Lord Bassam of Brighton

My Lords, I share the noble Lord's concern about the smuggling of children, as, I am sure, does every Member of your Lordships' House. It is a grave issue and we must at all times act vigorously on it. The noble Lord asks some specific questions to which I am afraid that I cannot provide the detailed answers from the Dispatch Box. I shall ensure that the information that the noble Lord seeks is provided to him and shared with the whole House.
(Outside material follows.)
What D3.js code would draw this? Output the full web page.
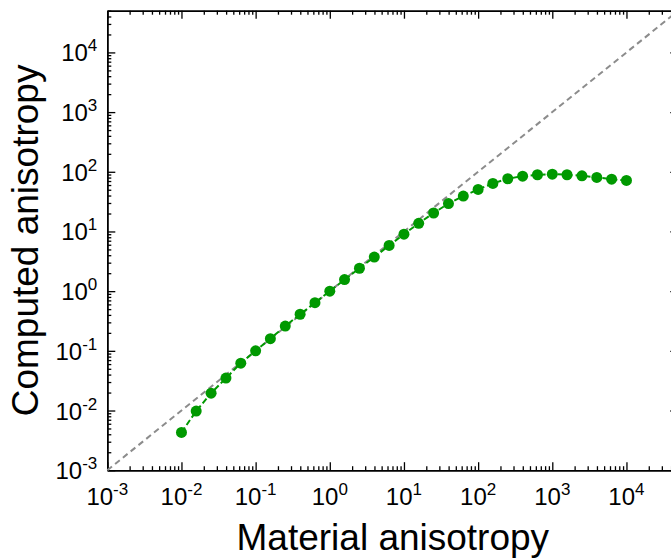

Baroness Gibson of Market Rasen

My Lords, my noble friend mentioned the work of Reflex. Yesterday, together with other noble Lords, I visited the Reflex organisation as part of our sub-committee work. It is doing a tremendous amount of work, but, as it pointed out to us, the more it does, the more there is for it to do and it needs—that awful word—resources. Can my noble friend assure us that the Government will keep their eye on the resources for that unit, which is doing so much good work?

Lord Bassam of Brighton

My Lords, Reflex received £22.6 million from SR 2000 from the organised crime reserve, which runs until 2004. Yes, we recognise the importance of providing resources equal to the task. That is constantly under review. Obviously, there is a current spending round in train and no doubt that is one of the priority areas on which the relevant Ministers will be focusing. I can give that guarantee.

Lord Williams of Mostyn

My Lords—

Lord Waddington

My Lords, with the greatest respect, I would ask the noble and learned Lord to be charitable as the earlier question ran on until 24 minutes into the sitting.

Lord Williams of Mostyn

My Lords, I sympathise with the noble Lord, Lord Waddington, but we have a 30-minute limit. I think that we must stick to it.